If the short list of candidates for the CPoC included McLeod at all she was at the end of it. Prior to McLeod being parachuted into the candidate's slot the Conservatives had approached former Thompson Rivers University president Roger Barnsley and Olympic ski champion (and Canadian female athelete of the 20th Century) Nancy Greene Raine. Other high profile riding residents had also been approached and there was a rumour that the Conservatives might try to slide David Emerson into the position. One can only speculate as to why those high-profile individuals declined but I can venture that at least one would have had some ideological differences with Harper's policies and methods.

McLeod then faces something of a struggle. Her predecessor's track record is anything but stellar, she was not the first choice of the party and she is completely unknown in the riding. So what does she do?

She is refusing requests for interviews.
McLeod’s campaign did not agree to an interview until after the election is finished.
Further down that same article we find that the editor of the Kamloops Daily News has submitted three requests to interview McLeod, none of which has been returned. Given that the editor, Mel Rothenburger, is the former mayor of Kamloops and his newspaper is widely read in the region, one would expect McLeod to jump at the chance to get her name out there.

Nope.

Perhaps one of McLeod's problems (and something the Conservatives probably don't want to have discussed) is that McLeod's dedication to public service isn't quite as strong as she would have you believe. From her website:
First elected as the Mayor of Pemberton in (1996) Cathy established herself as a community leader and someone who is dedicated to the needs of residents and responsiveness to community.
Yes, but at least one person who served on Pemberton's village council with McLeod says she didn't complete her term as mayor opting instead to move to Kamloops.
McLeod, who also served as a councillor prior to becoming mayor, left the mayor’s post partway through her term to take up work in Kamloops.
Stranger though, is that McLeod's appointment is viewed by almost everybody as a mistake.
That was a big mistake, according to Thompson Rivers University political science professor Derek Cook.

"It's open now," said Cook of the 2008 election race. "It's handed the NDP, the Liberals and even the Greens an advantage.

"The Conservatives have stumbled out of the gate by appointing a person who no one knows," he said.

"It's the way they did it that is raising eyebrows here.

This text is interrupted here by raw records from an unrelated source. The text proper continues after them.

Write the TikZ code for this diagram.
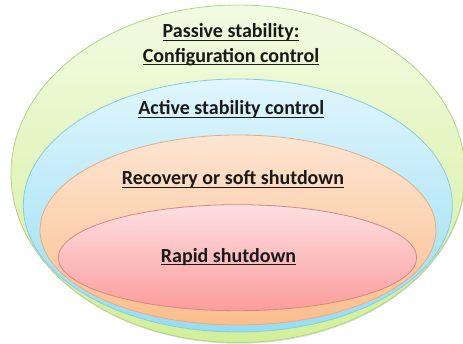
\documentclass[tikz,border=0pt]{standalone}
\usepackage{fontspec}
\setmainfont{Carlito}
\usetikzlibrary{positioning}
\definecolor{greenTop}{HTML}{F2FBE2}
\definecolor{greenBot}{HTML}{D2EF98}
\definecolor{greenLine}{HTML}{B2D487}
\definecolor{blueTop}{HTML}{E0F6FD}
\definecolor{blueBot}{HTML}{96DDF3}
\definecolor{blueLine}{HTML}{88CBDF}
\definecolor{orangeTop}{HTML}{FDE5D2}
\definecolor{orangeBot}{HTML}{FBBE8C}
\definecolor{orangeLine}{HTML}{E6AB84}
\definecolor{redTop}{HTML}{FDDFE2}
\definecolor{redBot}{HTML}{FC9C9C}
\definecolor{redLine}{HTML}{D08888}
% underline set at a fixed depth below the baseline
\newcommand{\ulbox}[1]{\setbox0\hbox{#1}\rlap{\rule[-2.8pt]{\wd0}{1.2pt}}\box0}

\begin{document}
\begin{tikzpicture}[x=1pt,y=-1pt,
  ring/.style={line width=0.8pt},
  ringtext/.style={font=\fontsize{20}{24}\selectfont\bfseries, anchor=base,
    inner sep=0pt, text=black!90}]
  \useasboundingbox (0,0) rectangle (463,344);
  % soft shadow under the outer ring
  \fill[black!30, opacity=0.45] (238.5,175) ellipse [x radius=227, y radius=168.75];
  % nested rings, outer to inner
  \path[ring, draw=greenLine, top color=greenTop, bottom color=greenBot]
    (238,173.75) ellipse [x radius=227, y radius=168.75];
  \path[ring, draw=blueLine, top color=blueTop, bottom color=blueBot]
    (237.8,205.5) ellipse [x radius=214.5, y radius=126.5];
  \path[ring, draw=orangeLine, top color=orangeTop, bottom color=orangeBot]
    (238,230) ellipse [x radius=198, y radius=95];
  \path[ring, draw=redLine, top color=redTop, bottom color=redBot]
    (237.5,257.7) ellipse [x radius=179.2, y radius=53];
  % ring captions
  \node[ringtext] (passive) at (231,38) {\ulbox{Passive stability:}};
  \node[ringtext] (config) at (231,62.5) {\ulbox{Configuration control}};
  \node[ringtext] (active) at (231.3,115) {\ulbox{Active stability control}};
  \node[ringtext] (recovery) at (233,185) {\ulbox{Recovery or soft shutdown}};
  \node[ringtext] (rapid) at (228.5,262.5) {\ulbox{Rapid shutdown}};
\end{tikzpicture}
\end{document}
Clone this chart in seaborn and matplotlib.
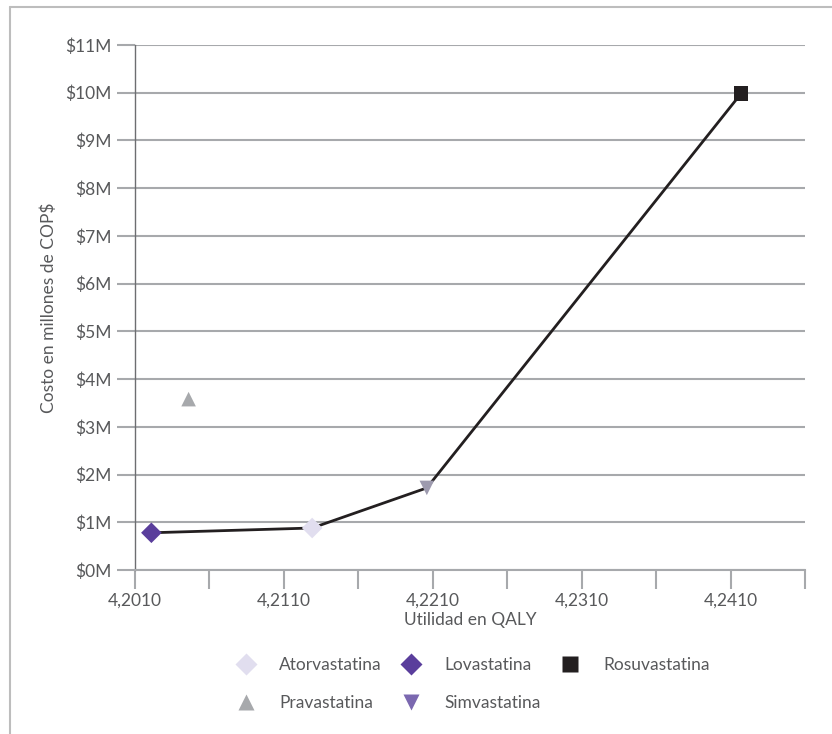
import numpy as np
import pandas as pd
import matplotlib.pyplot as plt
import seaborn as sns
from matplotlib.lines import Line2D

# Data (cost in millions of COP$)
drugs = ["Atorvastatina", "Lovastatina", "Rosuvastatina", "Pravastatina", "Simvastatina"]
qaly = [4.2129, 4.2021, 4.2417, 4.2046, 4.2206]
cost = [0.88, 0.78, 9.98, 3.58, 1.72]

# efficient frontier, in order along the line
frontier = ["Lovastatina", "Atorvastatina", "Simvastatina", "Rosuvastatina"]

yticks = list(range(0, 12))
xticks = [4.2010, 4.2060, 4.2110, 4.2160, 4.2210, 4.2260, 4.2310, 4.2360, 4.2410, 4.2460]
xtick_labels = ["4,2010", "", "4,2110", "", "4,2210", "", "4,2310", "", "4,2410", ""]

colors = {
    "Atorvastatina": "#E1DEEF",
    "Lovastatina": "#5A3E9C",
    "Rosuvastatina": "#231F20",
    "Pravastatina": "#A7A9AC",
    "Simvastatina": "#9D9AAE",
}
legend_colors = dict(colors, Simvastatina="#7B68B0")
markers = {
    "Atorvastatina": "D",
    "Lovastatina": "D",
    "Rosuvastatina": "s",
    "Pravastatina": "^",
    "Simvastatina": "v",
}

df = pd.DataFrame({"drug": drugs, "qaly": qaly, "cost": cost})
front = df.set_index("drug").loc[frontier].reset_index()

sns.set_style("white")
plt.rcParams["font.family"] = ["Lato", "DejaVu Sans"]
text_col = "#58595B"
grid_col = "#A7A9AC"
fs = 12.5

fig = plt.figure(figsize=(8.32, 7.34), dpi=100)
ax = fig.add_axes([135 / 832, 1 - 570 / 734, 670 / 832, 525 / 734])

ax.grid(axis="y", color=grid_col, lw=1.5, zorder=0)
sns.lineplot(data=front, x="qaly", y="cost", sort=False, color="#231F20", lw=2, ax=ax, zorder=2)
sns.scatterplot(data=df, x="qaly", y="cost", hue="drug", style="drug", palette=colors,
                markers=markers, s=110, edgecolor="none", legend=False, ax=ax, zorder=3)

ax.set_xlim(4.2010, 4.2460)
ax.set_ylim(0, 11)
ax.set_xticks(xticks)
ax.set_xticklabels(xtick_labels)
ax.set_yticks(yticks)
ax.set_yticklabels([f"${v}M" for v in yticks])

ax.tick_params(axis="y", length=13, width=1.5, color=grid_col, labelsize=fs,
               labelcolor=text_col, pad=4, left=True)
ax.tick_params(axis="x", length=14, width=1.5, color=grid_col, labelsize=fs,
               labelcolor=text_col, pad=2, bottom=True, direction="out")

for side in ["top", "right"]:
    ax.spines[side].set_visible(False)
ax.spines["left"].set_color("#6D6E71")
ax.spines["left"].set_linewidth(1)
ax.spines["bottom"].set_color(grid_col)
ax.spines["bottom"].set_linewidth(1.5)

ax.set_xlabel("Utilidad en QALY", fontsize=fs, color=text_col, labelpad=3)
ax.set_ylabel("Costo en millones de COP$", fontsize=fs, color=text_col, labelpad=6)

handles = []
for d in ["Atorvastatina", "Pravastatina", "Lovastatina", "Simvastatina", "Rosuvastatina"]:
    handles.append(Line2D([], [], ls="none", marker=markers[d], markersize=11,
                          markerfacecolor=legend_colors[d], markeredgecolor="none", label=d))
leg = fig.legend(handles=handles, ncol=3, loc="center", bbox_to_anchor=(0.568, 0.068),
                 frameon=False, fontsize=fs, handlelength=1.2, handletextpad=1.3,
                 columnspacing=1.1, labelspacing=1.3)
for t in leg.get_texts():
    t.set_color(text_col)

# outer frame lines (top and left)
fig.add_artist(Line2D([10 / 832, 1], [1 - 7 / 734, 1 - 7 / 734], color="#BDBDBD", lw=1.5))
fig.add_artist(Line2D([10 / 832, 10 / 832], [0, 1 - 7 / 734], color="#BDBDBD", lw=1.5))

fig.savefig("out.png", dpi=100)
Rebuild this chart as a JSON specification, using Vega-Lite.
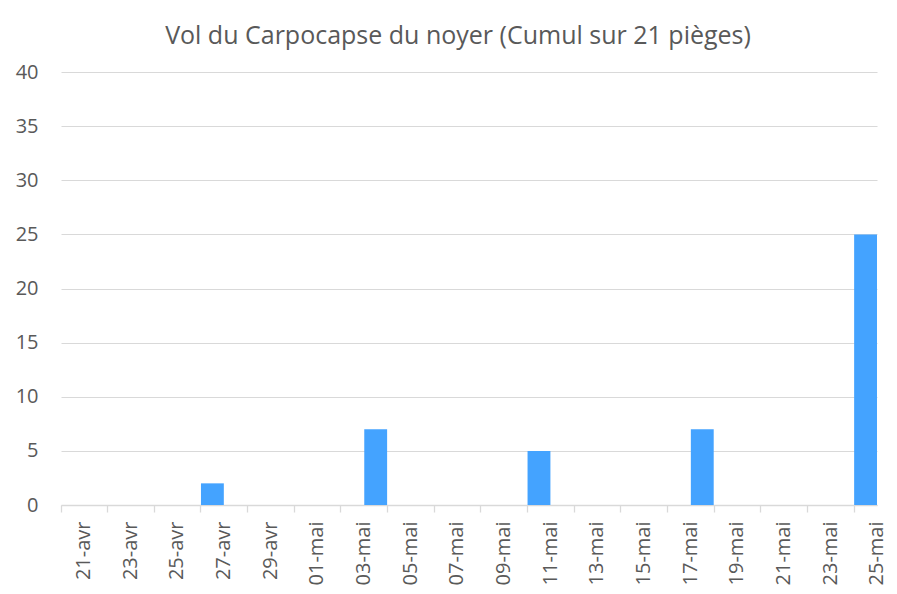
{
  "$schema": "https://vega.github.io/schema/vega-lite/v6.json",
  "width": 816,
  "height": 433,
  "autosize": {"type": "none"},
  "padding": {"left": 61, "top": 72, "right": 20, "bottom": 89},
  "background": "white",
  "title": {
    "text": "Vol du Carpocapse du noyer (Cumul sur 21 pièges)",
    "font": "Open Sans",
    "fontSize": 25,
    "fontWeight": "normal",
    "color": "#595959",
    "anchor": "middle",
    "frame": "group",
    "offset": 13,
    "dx": -11
  },
  "data": {
    "values": [
      {"date": "21-avr", "vol": 0}, {"date": "22-avr", "vol": 0}, {"date": "23-avr", "vol": 0},
      {"date": "24-avr", "vol": 0}, {"date": "25-avr", "vol": 0}, {"date": "26-avr", "vol": 0},
      {"date": "27-avr", "vol": 2}, {"date": "28-avr", "vol": 0}, {"date": "29-avr", "vol": 0},
      {"date": "30-avr", "vol": 0}, {"date": "01-mai", "vol": 0}, {"date": "02-mai", "vol": 0},
      {"date": "03-mai", "vol": 0}, {"date": "04-mai", "vol": 7}, {"date": "05-mai", "vol": 0},
      {"date": "06-mai", "vol": 0}, {"date": "07-mai", "vol": 0}, {"date": "08-mai", "vol": 0},
      {"date": "09-mai", "vol": 0}, {"date": "10-mai", "vol": 0}, {"date": "11-mai", "vol": 5},
      {"date": "12-mai", "vol": 0}, {"date": "13-mai", "vol": 0}, {"date": "14-mai", "vol": 0},
      {"date": "15-mai", "vol": 0}, {"date": "16-mai", "vol": 0}, {"date": "17-mai", "vol": 0},
      {"date": "18-mai", "vol": 7}, {"date": "19-mai", "vol": 0}, {"date": "20-mai", "vol": 0},
      {"date": "21-mai", "vol": 0}, {"date": "22-mai", "vol": 0}, {"date": "23-mai", "vol": 0},
      {"date": "24-mai", "vol": 0}, {"date": "25-mai", "vol": 25}
    ]
  },
  "mark": {"type": "bar", "color": "#44A3FF"},
  "encoding": {
    "x": {
      "field": "date",
      "type": "ordinal",
      "sort": null,
      "scale": {"paddingInner": 0.02, "paddingOuter": 0},
      "axis": {
        "title": null,
        "values": ["21-avr","23-avr","25-avr","27-avr","29-avr","01-mai","03-mai","05-mai","07-mai","09-mai","11-mai","13-mai","15-mai","17-mai","19-mai","21-mai","23-mai","25-mai"],
        "bandPosition": 0,
        "labelOffset": 11.7,
        "labelAngle": -90,
        "labelAlign": "right",
        "labelBaseline": "middle",
        "labelFont": "Open Sans",
        "labelFontSize": 20,
        "labelColor": "#595959",
        "labelPadding": 9,
        "domainColor": "#d9d9d9",
        "domainWidth": 1.3,
        "tickColor": "#d9d9d9",
        "tickWidth": 1.3,
        "tickSize": 7,
        "grid": false
      }
    },
    "y": {
      "field": "vol",
      "type": "quantitative",
      "scale": {"domain": [0, 40]},
      "axis": {
        "title": null,
        "values": [0, 5, 10, 15, 20, 25, 30, 35, 40],
        "labelFont": "Open Sans",
        "labelFontSize": 20,
        "labelColor": "#595959",
        "labelPadding": 23,
        "domain": false,
        "ticks": false,
        "grid": true,
        "gridColor": "#d9d9d9",
        "gridWidth": 1
      }
    }
  },
  "config": {"view": {"stroke": null}}
}
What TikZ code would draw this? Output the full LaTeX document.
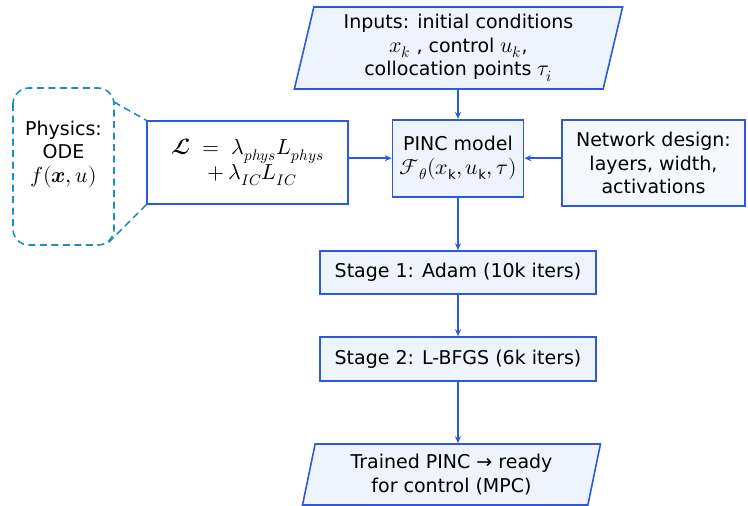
\documentclass[tikz,border=0pt]{standalone}
\usepackage{amsmath}
\usepackage{fontspec}
\usepackage{unicode-math}
\setmainfont{DejaVu Sans}
\setmathfont{Latin Modern Math}[Scale=1.15]
\usetikzlibrary{arrows.meta,shapes.geometric}
\definecolor{edgeblue}{RGB}{45,90,220}
\definecolor{dashblue}{RGB}{30,140,200}
\definecolor{boxfill}{RGB}{238,244,253}
\definecolor{softfill}{RGB}{245,248,253}
\tikzset{
  base/.style={font=\fontsize{19}{23.5}\selectfont, align=center, inner sep=0pt},
  procbox/.style={base, draw=edgeblue, line width=1.6pt, fill=boxfill},
  iobox/.style={base, draw=edgeblue, line width=1.6pt, fill=boxfill,
    trapezium, trapezium left angle=77, trapezium right angle=103,
    trapezium stretches=true},
  flow/.style={draw=edgeblue, line width=1.6pt, -{Stealth[length=7pt,width=6pt]}},
  callout/.style={draw=dashblue, line width=1.6pt, dash pattern=on 7pt off 4.5pt}
}
\begin{document}
\begin{tikzpicture}[x=1pt,y=-1pt]
\useasboundingbox (0,0) rectangle (748,506);

% input parallelogram
\node[iobox, minimum width=329pt, minimum height=82pt] (inp) at (458.5,48)
  {Inputs: initial conditions\\ $x_k$ , control $u_k$,\\ collocation points $\tau_i$};

% central model
\node[procbox, minimum width=131pt, minimum height=77pt] (pinc) at (458,158.2)
  {PINC model\\ $\mathcal{F}_{\theta}(x_{\mathrm{k}}, u_{\mathrm{k}}, \tau)$};

% loss box
\node[procbox, fill=white, minimum width=201pt, minimum height=83pt,
      font=\fontsize{19}{25}\selectfont] (loss) at (247.5,162.5)
  {$\symbfcal{L} \;=\; \lambda_{phys}L_{phys}$\\ \hspace*{10pt}$+\,\lambda_{IC}L_{IC}$};

% network design box
\node[procbox, fill=softfill, minimum width=183pt, minimum height=86pt] (net) at (653.5,163)
  {Network design:\\ layers, width,\\ activations};

% training stages
\node[procbox, minimum width=276pt, minimum height=43pt] (st1) at (458,272.5)
  {Stage 1: Adam (10k iters)};
\node[procbox, minimum width=276pt, minimum height=44pt] (st2) at (458,359)
  {Stage 2: L-BFGS (6k iters)};

% output parallelogram
\node[iobox, minimum width=298pt, minimum height=61pt] (out) at (451.5,474.5)
  {Trained PINC \textrightarrow{} ready\\ for control (MPC)};

% physics callout
\draw[callout, rounded corners=16pt] (13,88) rectangle (114,245);
\node[base] (phys) at (63.5,154) {Physics:\\ ODE\\ $f(\symbfit{x},u)$};
\coordinate (ct) at (114,102);
\coordinate (cb) at (108,243);
\draw[callout] (ct) -- (loss.north west);
\draw[callout] (loss.south west) -- (cb);

% connectors
\draw[flow] (inp.south -| pinc.north) -- (pinc.north);
\draw[flow] (loss.east |- pinc.west) -- (pinc.west);
\draw[flow] (net.west |- pinc.east) -- (pinc.east);
\draw[flow] (pinc.south) -- (pinc.south |- st1.north);
\draw[flow] (st1.south) -- (st2.north);
\draw[flow] (st2.south) -- (st2.south |- out.north);
\end{tikzpicture}
\end{document}
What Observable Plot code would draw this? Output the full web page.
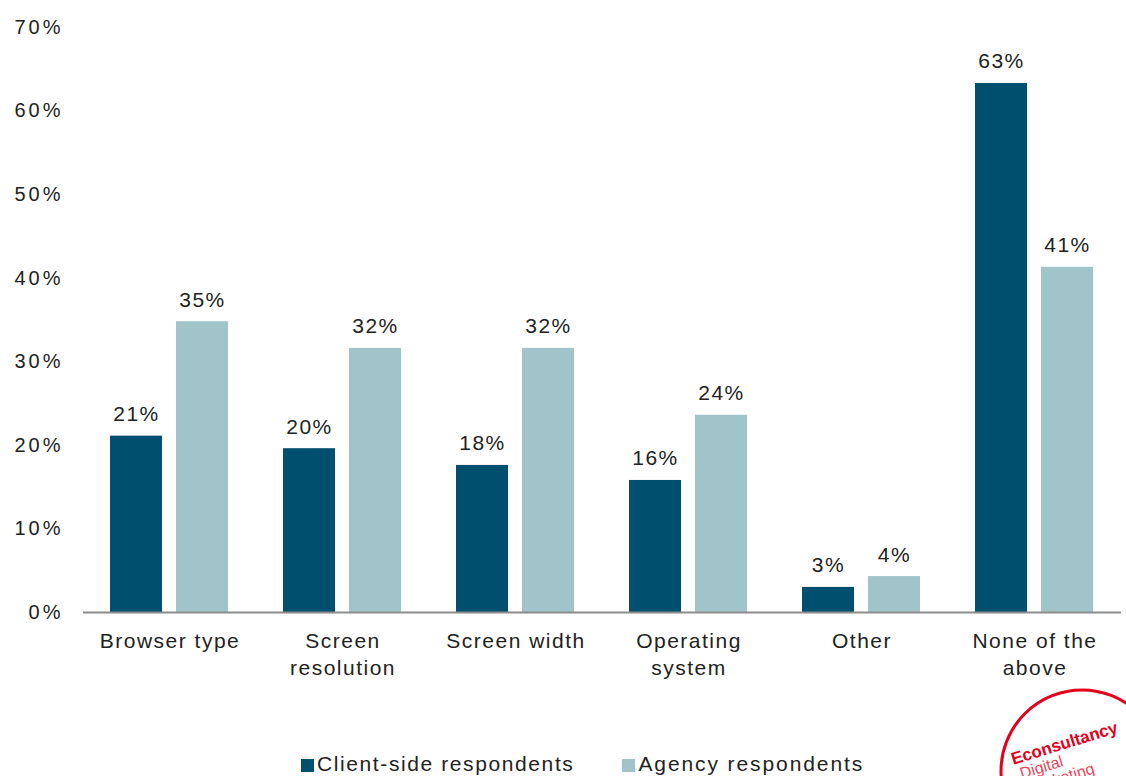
<!DOCTYPE html>
<html>
<head>
<meta charset="utf-8">
<script src="https://cdn.jsdelivr.net/npm/d3@7"></script>
<script src="https://cdn.jsdelivr.net/npm/@observablehq/plot@0.6"></script>
<style>
  html, body { margin: 0; padding: 0; background: #fff; overflow: hidden; }
  #wrap { position: relative; width: 1126px; height: 776px; font-family: "Liberation Sans", Arial, sans-serif; }
  #legend { position: absolute; left: 301px; top: 752px; display: flex; align-items: center; font-size: 21px; line-height: 24px; color: #222; letter-spacing: 1.6px; white-space: nowrap; }
  #legend .sw { display: inline-block; width: 13px; height: 13px; margin-right: 3px; margin-top: 3px; }
  #legend .item { display: flex; align-items: center; margin-right: 48px; }
  #legend .item.agency { letter-spacing: 1.9px; }
  #logo { position: absolute; left: 0; top: 0; pointer-events: none; }
</style>
</head>
<body>
<div id="wrap"><div id="chart"></div><div id="legend"></div></div>
<script>
const categories = ["Browser type", "Screen resolution", "Screen width", "Operating system", "Other", "None of the above"];
const categoryLabels = ["Browser type", "Screen\nresolution", "Screen width", "Operating\nsystem", "Other", "None of the\nabove"];
const seriesNames = ["Client-side respondents", "Agency respondents"];
const clientValues = [21.1, 19.6, 17.6, 15.8, 3.0, 63.3];
const agencyValues = [34.8, 31.6, 31.6, 23.6, 4.3, 41.3];
const colors = ["#004f6e", "#a1c4ca"];
const yTicks = [0, 10, 20, 30, 40, 50, 60, 70];

const data = [];
categories.forEach((c, i) => {
  data.push({category: c, series: seriesNames[0], value: clientValues[i]});
  data.push({category: c, series: seriesNames[1], value: agencyValues[i]});
});
const labelMap = new Map(categories.map((c, i) => [c, categoryLabels[i]]));

const chart = Plot.plot({
  width: 1126,
  height: 740,
  marginTop: 27,
  marginBottom: 128,
  marginLeft: 81,
  marginRight: 4,
  style: {fontFamily: "Liberation Sans, Arial, sans-serif", fontSize: "20px", color: "#222", background: "transparent", letterSpacing: "1.5px"},
  fx: {domain: categories, padding: 0, axis: null},
  x: {domain: seriesNames, paddingInner: 0.21, paddingOuter: 0.4, axis: null},
  y: {domain: [0, 70], ticks: yTicks, axis: null},
  color: {domain: seriesNames, range: colors},
  marks: [
    Plot.axisY({ticks: yTicks, tickFormat: d => d + "%", tickSize: 0, tickPadding: 20, fontSize: 20, fill: "#222", label: null}),
    Plot.barY(data, {fx: "category", x: "series", y: "value", fill: "series"}),
    Plot.ruleY([0], {stroke: "#8c8c8c", strokeWidth: 2}),
    Plot.text(data, {fx: "category", x: "series", y: "value", text: d => Math.round(d.value) + "%", dy: -15, lineAnchor: "bottom", fontSize: 21, fill: "#222"}),
    Plot.text(categories, {fx: d => d, text: d => labelMap.get(d), frameAnchor: "bottom", lineAnchor: "top", dy: 16, lineHeight: 1.3, fontSize: 21, fill: "#222"})
  ]
});
chart.querySelectorAll('g[aria-label="y-axis tick label"]').forEach(g => g.style.letterSpacing = "3px");
document.getElementById("chart").appendChild(chart);

const legend = document.getElementById("legend");
seriesNames.forEach((s, i) => {
  const item = document.createElement("span");
  item.className = "item" + (i === 1 ? " agency" : "");
  const sw = document.createElement("span");
  sw.className = "sw";
  sw.style.background = colors[i];
  item.appendChild(sw);
  item.appendChild(document.createTextNode(s));
  legend.appendChild(item);
});

// Econsultancy stamp
const ns = "http://www.w3.org/2000/svg";
const logo = document.createElementNS(ns, "svg");
logo.setAttribute("id", "logo");
logo.setAttribute("width", 1126);
logo.setAttribute("height", 776);
logo.innerHTML = `
  <circle cx="1082" cy="771" r="81" fill="none" stroke="#e3001b" stroke-width="3"/>
  <g transform="rotate(-17 1060 740)" font-family="Liberation Sans, Arial, sans-serif" fill="#e3001b">
    <text x="1008" y="750" font-size="17" font-weight="bold">Econsultancy</text>
    <text x="1012" y="766" font-size="16" opacity="0.75">Digital</text>
    <text x="1014" y="782" font-size="16" opacity="0.75">marketing</text>
  </g>`;
document.getElementById("wrap").appendChild(logo);
</script>
</body>
</html>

It certainly contradicts the direct democracy, let-the-people-do-it type of populism that we thought the members of the Reform Party, the Canadian Alliance, the Conservatives stood for."

So why would the Conservatives overrule the riding association? Well, for one thing, this is a group who clearly failed sandbox in kindergarten and are going for a redo.

The RCMP were called to a Tory riding association meeting in Kamloops after a group of people disrupted the meeting, demanding they be allowed to take part in the vote.

The membership in the riding of Kamloops Thompson Cariboo was to vote on a new board Saturday morning.

But the process came to a halt when 56 people showed up with former party director Miles Lehn asking to be allowed to vote.

This was not a group of "out of party" interlopers attempting to be heard. This was Conservative party members fighting amongst themselves. And it took the police to break it up.

McLeod, it appears, is representative of what value the Conservative Party of Canada actually places on their candidates. Little to none. They are cannon-fodder. Their sole purpose is to be a live warm body and a name to put on a ballot in the place of Stephen Harper. In short, the Conservatives are running a presidential campaign and are betting that voters will see past the "unknowns" in favour of the "Conservative" logo. In that regard, there is only one campaign and it isn't the local one.

The perception, according to Cook, is that McLeod's campaign is being tightly controlled out of Prime Minister Stephen Harper's office

"They're afraid their candidates will say the wrong things so they're briefing them before they let the press at them," said Cook.

Having turned away interviews it will be interesting to see if Harper's people allow McLeod to show up for the all-candidates forum on October 8th. If she does, she can expect a deservedly rough ride.